Wednesday, July 15, 2015

From power tools to helicopters: 5 famous prison escapes

Prisons are supposed to be the most difficult buildings to escape from. Yet time and again, inmates break free -- sometimes with dramatic helicopter stunts, sometimes by just slipping through the cracks -- literally.
Most recently, a Mexican drug lord fled his cell via a tunnel, little more than a month after two convicted killers used power tools to break out of a prison in New York state. The New York inmates cut open a steel wall and worked their way through a labyrinth of pipes and shafts before escaping through a manhole.
The freedom of the New York escapees did not last forever, though. Both were ultimately shot by law enforcement officers. One, Richard Matt, died, and the other, David Sweat, was wounded and captured.
Mexico's most notorious drug lord has made dramatic escapes from prison not once, but twice.
In 2001, Joaquin "El Chapo" Guzman escaped from a high-security prison in a laundry cart. It took authorities 13 years to catch him -- and they didn't hold him for all that long.
On July 11, Guzman, whose nickname means "Shorty," stepped into a shower at a maximum-security prison, crawled through a hole and vanished through a mile-long tunnel apparently built just for him.
The tunnel through which the leader of the Sinaloa Cartel made his escape was not just some hole in the ground. It was complete with lighting, ventilation and even a modified motorcycle on tracks "that was likely used to remove dirt during the excavation and transport the tools for the dig," Mexican National Security Commissioner Monte Alejandro Rubido said.
The tunnel began with a 20 x 20-inch (50 x 50-centimeter) opening inside the shower of Guzman's cell, Rubido said.
That opening connected to a vertical passageway going more than 33 feet (10 meters) underground. The passageway, outfitted with a ladder, led to a tunnel that was about 5.6 feet (1.7 meters) tall and more than 28 inches (70 centimeters) wide.
The tunnel stretched for more than a mile and ended inside a half-built house. Where Guzman went from there is anyone's guess.

The French lovebirds

Nadine Vaujour was so determined to get her husband out of a Parisian prison that she took helicopter flight lessons just for the escape.
Her husband, Michel Vaujour, was serving a lengthy sentence for attempted murder and armed robbery. In May 1986, the Chicago Tribune reported, Michel Vaujour "forced his way onto the prison's roof by wielding nectarines that were painted to look like grenades."
His wife then picked him up in a helicopter and whisked him away to a football field, where they landed and drove away.
But their luck soon ran out.
Nadine Vaujour was discovered and arrested in southwestern France, and Michel survived being shot in the head during a failed bank robbery.

The frequent flier

Apparently, helicopter escapes are popular among French inmates. And Pascal Payet didn't flee into the sky just once -- he did it three times, according to the Aircraft Owners and Pilots Association.
The Frenchman first used a helicopter to flee from a Luynes prison in 2001.
Two years later, while still a fugitive, he helped inmates from the same prison escape by chopper.
He was eventually caught, but then he escaped for the third time from another prison in 2007 using a helicopter hijacked by four men.
Payet and his accomplices fled, and the pilot was not harmed. Eventually, Payet was recaptured in Spain.

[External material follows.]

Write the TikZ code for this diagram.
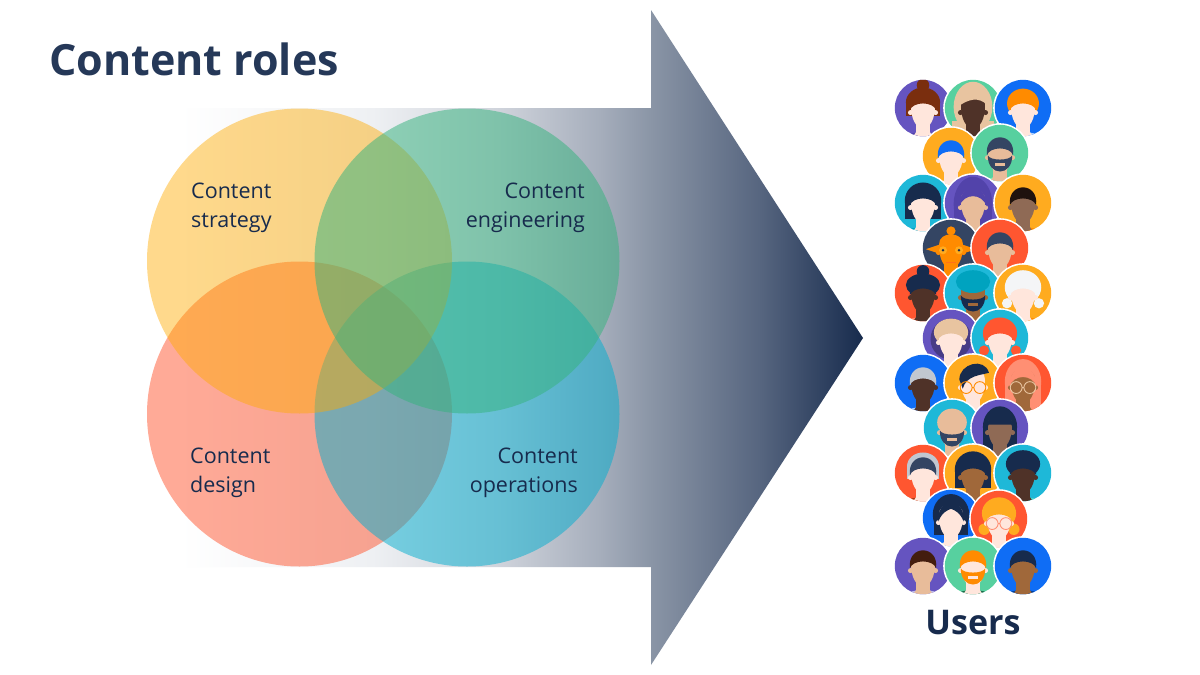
\documentclass[tikz,border=0pt]{standalone}
\usepackage{fontspec}
\setmainfont{Open Sans}
\definecolor{cTitle}{HTML}{253858}
\definecolor{cNavy}{HTML}{172B4D}
\definecolor{cOrange}{HTML}{FFAB00}
\definecolor{cGreen}{HTML}{36B37E}
\definecolor{cRed}{HTML}{FF5630}
\definecolor{cCyan}{HTML}{00AECF}
\definecolor{gA}{HTML}{EEF0F3}
\definecolor{gB}{HTML}{CFD3DB}
\definecolor{gC}{HTML}{A6AEBC}
\definecolor{gD}{HTML}{8A95A6}
\definecolor{gE}{HTML}{56657F}
\definecolor{aPurple}{HTML}{6554C0}
\definecolor{aDPurple}{HTML}{5243AA}
\definecolor{aMint}{HTML}{57D09F}
\definecolor{aLMint}{HTML}{79F2C0}
\definecolor{aBlue}{HTML}{0F6DF5}
\definecolor{aLBlue}{HTML}{B3D4FF}
\definecolor{aAmber}{HTML}{FFAB1F}
\definecolor{aDAmber}{HTML}{FF8B00}
\definecolor{aTeal}{HTML}{1EB8D8}
\definecolor{aDTeal}{HTML}{00A3BF}
\definecolor{aRed}{HTML}{FF5630}
\definecolor{aLRed}{HTML}{FF8F73}
\definecolor{aSlate}{HTML}{344563}
\definecolor{aInk}{HTML}{172B4D}
\definecolor{sLight}{HTML}{FFE6DC}
\definecolor{sTan}{HTML}{E8BC9A}
\definecolor{sMid}{HTML}{A0683A}
\definecolor{sBrown}{HTML}{8F6A55}
\definecolor{sDark}{HTML}{4F3228}
\definecolor{hBlond}{HTML}{E8C4A0}
\definecolor{hBrown}{HTML}{7A2E0E}
\definecolor{hBlack}{HTML}{1F120E}
\definecolor{hGrey}{HTML}{C1C7D0}
\definecolor{hWhite}{HTML}{F4F5F7}
\pgfdeclarehorizontalshading{arrowgrad}{100bp}{color(0bp)=(white); color(25bp)=(white); color(39.1bp)=(gA); color(48.4bp)=(gB); color(55.7bp)=(gC); color(59.5bp)=(gD); color(67.5bp)=(gE); color(75bp)=(cNavy); color(100bp)=(cNavy)}
\tikzset{
  lbl/.style={text=cNavy,inner sep=0pt,font=\fontsize{21.5}{29}\selectfont},
}
% #1 x, #2 y, #3 bg, #4 shirt, #5 skin, #6 behind the head, #7 over the face
\newcommand{\avatar}[7]{%
  \begin{scope}[shift={(#1,#2)}]
    \fill[white] (0,0) circle (29.8);
    \begin{scope}
      \clip (0,0) circle (28.2);
      \fill[#3] (-30,-30) rectangle (30,30);
      \begin{scope}[scale=1.14,shift={(0,1)}]
      #6
      \fill[#4] (0,34) ellipse (23 and 14);
      \fill[#5] (-6,8) rectangle (6,22);
      \fill[#5] (-6,20) -- (6,20) -- (10,26) -- (0,30) -- (-10,26) -- cycle;
      \fill[#5] (-11,3) circle (2.2) (11,3) circle (2.2);
      \fill[#5] (-10.5,-4) .. controls (-11,-16) and (11,-16) .. (10.5,-4)
        .. controls (11,8) and (6,17) .. (0,17) .. controls (-6,17) and (-11,8) .. cycle;
      #7
      \end{scope}
    \end{scope}
  \end{scope}}
\newcommand{\capHair}[1]{\fill[#1] (-11.5,1) .. controls (-14,-20) and (14,-20) .. (11.5,1)
  .. controls (9,-7) and (-9,-7) .. cycle;}
\newcommand{\beardHair}[1]{\fill[#1] (-10.7,1) .. controls (-11,20) and (11,20) .. (10.7,1)
  .. controls (9,6) and (-9,6) .. cycle;}
\newcommand{\specs}[1]{\draw[#1,line width=.9pt] (-6,3) circle (5.2) (6,3) circle (5.2) (-1,3) -- (1,3);}
\begin{document}
\begin{tikzpicture}[x=1pt,y=-1pt]
\useasboundingbox (0,0) rectangle (1200,675);
\fill[white] (0,0) rectangle (1200,675);
% big arrow
\shade[shading=arrowgrad] (180,108) -- (651,108) -- (651,10) -- (863,338) -- (651,665) -- (651,567) -- (180,567) -- cycle;
% venn circles
\fill[cRed,opacity=.5] (299.5,414) circle (152.5);
\fill[cCyan,opacity=.5] (467,414) circle (152.5);
\fill[cOrange,opacity=.45] (299.5,261) circle (152.5);
\fill[cGreen,opacity=.52] (467,261) circle (152.5);
% texts
\node[anchor=base west,text=cTitle,inner sep=0pt,font=\fontsize{43}{50}\bfseries\selectfont] (title) at (49,75) {Content roles};
\node[lbl,anchor=north west,align=left] (strategy) at (191,183) {Content\\strategy};
\node[lbl,anchor=north east,align=right] (engineering) at (585,183) {Content\\engineering};
\node[lbl,anchor=north west,align=left] (design) at (190,448) {Content\\design};
\node[lbl,anchor=north east,align=right] (operations) at (578,448) {Content\\operations};
\node[anchor=base,text=cNavy,inner sep=0pt,font=\fontsize{34}{40}\bfseries\selectfont] (users) at (973,634) {Users};
% avatars
\avatar{923}{108}{aPurple}{aDPurple}{sLight}
  {\fill[hBrown] (0,-21) circle (5.5); \fill[hBrown] (0,-6) ellipse (15 and 13); \fill[hBrown] (-15,-6) rectangle (15,6);}
  {\capHair{hBrown}}
\avatar{973}{108}{aMint}{hBlond}{sDark}
  {\fill[hBlond] (0,-2) ellipse (17 and 22); \fill[hBlond] (-18,10) rectangle (18,30);}
  {\fill[hBlond] (-12,-3) .. controls (-12,-20) and (12,-22) .. (13,-3) .. controls (5,-12) and (-5,-8) .. cycle;}
\avatar{1023}{108}{aBlue}{aLBlue}{sLight}
  {\fill[aDAmber] (0,-5) ellipse (14 and 13);}
  {\capHair{aDAmber}}
\avatar{951}{156}{aAmber}{aDAmber}{sLight}
  {}
  {\capHair{aBlue}}
\avatar{1000}{153}{aMint}{aLMint}{sTan}
  {}
  {\capHair{aSlate}\beardHair{aSlate}\fill[sTan] (-4,8) rectangle (4,10);}
\avatar{923}{203}{aTeal}{aDTeal}{sLight}
  {\fill[aInk] (0,-3) ellipse (16 and 16); \fill[aInk] (-16,-3) rectangle (16,13);}
  {\capHair{aInk}}
\avatar{973}{203}{aPurple}{aDPurple}{sTan}
  {\fill[aDPurple] (0,0) ellipse (17 and 24); \fill[aDPurple] (-17,2) rectangle (17,30);}
  {\fill[aDPurple] (-12,2) .. controls (-12,-20) and (12,-20) .. (12,2) .. controls (8,-10) and (-8,-10) .. cycle;}
\avatar{1023}{203}{aAmber}{aDAmber}{sBrown}
  {}
  {\capHair{hBlack}}
\avatar{951}{248}{aSlate}{aDAmber}{aDAmber}
  {\fill[aDAmber] (-22,0) -- (-10,-4) -- (-10,4) -- cycle (22,0) -- (10,-4) -- (10,4) -- cycle;\fill[aDAmber] (0,-16) circle (4);}
  {\fill[aAmber] (-7,1) circle (3.5) (7,1) circle (3.5);\fill[aInk] (-7,1) circle (1.2) (7,1) circle (1.2);\fill[aRed,opacity=.5] (-4,11) rectangle (4,12.5);}
\avatar{1000}{248}{aRed}{aLRed}{sTan}
  {}
  {\capHair{aSlate}}
\avatar{923}{293}{aRed}{aLRed}{sDark}
  {\fill[aInk] (0,-20) circle (5.5); \fill[aInk] (0,-8) ellipse (15 and 10);}
  {\capHair{aInk}}
\avatar{973}{293}{aTeal}{sBrown}{sMid}
  {}
  {\fill[aDTeal] (0,-11) ellipse (15 and 10);\beardHair{aInk}\fill[sMid] (-4,8) rectangle (4,10);}
\avatar{1023}{293}{aAmber}{aDAmber}{sLight}
  {\fill[hWhite] (0,-6) ellipse (16 and 15);\fill[hWhite] (-14,8) circle (4.5) (14,8) circle (4.5);}
  {\capHair{hWhite}}
\avatar{951}{338}{aPurple}{sLight}{sLight}
  {\fill[aPurple!70!black] (0,0) ellipse (18 and 18);\fill[hBlond] (0,-6) ellipse (15 and 12);}
  {\capHair{hBlond}}
\avatar{1000}{338}{aTeal}{aDTeal}{sLight}
  {\fill[aRed] (0,-5) ellipse (15 and 14);\fill[aRed] (-14,10) circle (4.5) (14,10) circle (4.5);}
  {\capHair{aRed}}
\avatar{923}{383}{aBlue}{aLBlue}{sDark}
  {}
  {\capHair{hGrey}}
\avatar{973}{383}{aAmber}{sLight}{sLight}
  {}
  {\fill[aInk] (-12,-4) .. controls (-12,-18) and (10,-24) .. (14,-10) .. controls (8,-8) and (-6,-8) .. (-9,4) -- cycle;\specs{aDAmber}}
\avatar{1023}{383}{aRed}{aLRed}{sMid}
  {\fill[aLRed] (0,-2) ellipse (16 and 20);\fill[aLRed] (-16,-2) rectangle (16,30);}
  {\fill[aLRed] (-12,2) .. controls (-12,-20) and (12,-20) .. (12,2) .. controls (8,-9) and (-8,-9) .. cycle;\specs{hBlond}}
\avatar{952}{428}{aTeal}{aDTeal}{sTan}
  {}
  {\fill[sTan] (0,-6) ellipse (13 and 12);\beardHair{aSlate}\fill[sTan] (-4,8) rectangle (4,10);}
\avatar{1000}{428}{aPurple}{aInk}{sBrown}
  {\fill[aInk] (0,-2) ellipse (15 and 18);\fill[aInk] (-15,-2) rectangle (15,30);}
  {\fill[aInk] (-11,-1) .. controls (-12,-20) and (12,-20) .. (11,-1) -- (10,-4) -- (-10,-4) -- cycle;}
\avatar{923}{473}{aRed}{hBrown!70!aRed}{sLight}
  {\fill[hGrey] (0,-7) ellipse (14 and 12);\fill[hGrey] (-14,-7) rectangle (14,4);}
  {\capHair{aSlate}}
\avatar{973}{473}{aAmber}{hBrown}{sMid}
  {\fill[aInk] (0,-4) ellipse (16 and 16);\fill[aInk] (-16,-4) rectangle (16,12);}
  {\capHair{aInk}}
\avatar{1023}{473}{aTeal}{aLMint!50!aTeal}{sDark}
  {\fill[aInk] (0,-9) ellipse (15 and 12);}
  {\capHair{aInk}}
\avatar{951}{518}{aBlue}{aLBlue}{sLight}
  {\fill[aInk] (0,-4) ellipse (16 and 18);\fill[aInk] (-15,0) rectangle (15,14);}
  {\fill[aInk] (-11,2) .. controls (-13,-20) and (13,-20) .. (11,2) .. controls (8,-6) and (3,-8) .. (0,-9) .. controls (-3,-8) and (-8,-6) .. cycle;}
\avatar{999}{519}{aRed}{aLRed}{sLight}
  {\fill[aAmber] (0,-6) ellipse (15 and 14);\fill[aAmber] (-13,8) circle (5) (13,8) circle (5);}
  {\capHair{aAmber}\specs{aLRed}}
\avatar{923}{566}{aPurple}{aPurple!40!white}{sTan}
  {}
  {\capHair{hBlack!60!hBrown}}
\avatar{973}{566}{aMint}{cGreen!60!black}{sLight}
  {}
  {\capHair{aDAmber}\beardHair{aDAmber}\fill[sLight] (-4,8) rectangle (4,10);}
\avatar{1023}{566}{aBlue}{aBlue!60!black}{sMid}
  {}
  {\capHair{aInk}}
\end{tikzpicture}
\end{document}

Resourcefulness at Alcatraz

The whole point of Alcatraz Federal Penitentiary was to keep dangerous inmates locked up on an island prison surrounded by frigid, rough water, so they couldn't possibly escape.
But they could.
In 1962, Frank Morris and brothers John and Clarence Anglin made intricate dummy heads -- complete with real human hair -- to use as decoys for guards making their nighttime checks. They used homemade drills to enlarge vent holes and slipped through.
"They then climbed down a drainpipe on the northern end of the cellhouse and made their way to the water," the Bureau of Prisons said. "They used prison-issued raincoats to make crude life vests and a pontoon-type raft to assist in their swim."
Decades later, it's still unclear whether they made it across San Francisco Bay alive. No signs of the men have emerged, but Morris and the Anglins are considered missing and presumed drowned.

Wiggling out of a food slot

Choi Gab-bok had a lot of time to kill during his 23 years behind bars. So the convicted robber got really good at yoga -- a skill that helped him slip away from a police station jail in Daegu, South Korea.
One night in 2012, Choi waited for officers to fall asleep before squeezing out of his cell door's rectangular food slot, the Korean Yonhap News Agency said.
To put things in perspective, Choi was about 5 feet, 5 inches tall and weighed 115 pounds. The food tray slot was about 18 inches wide and 6 inches tall.
Choi rubbed a skin ointment on himself to help glide between the bars more easily. It worked, and he wiggled his way to freedom.
But six days later, Choi was caught -- and put in a cell with a much smaller food slot.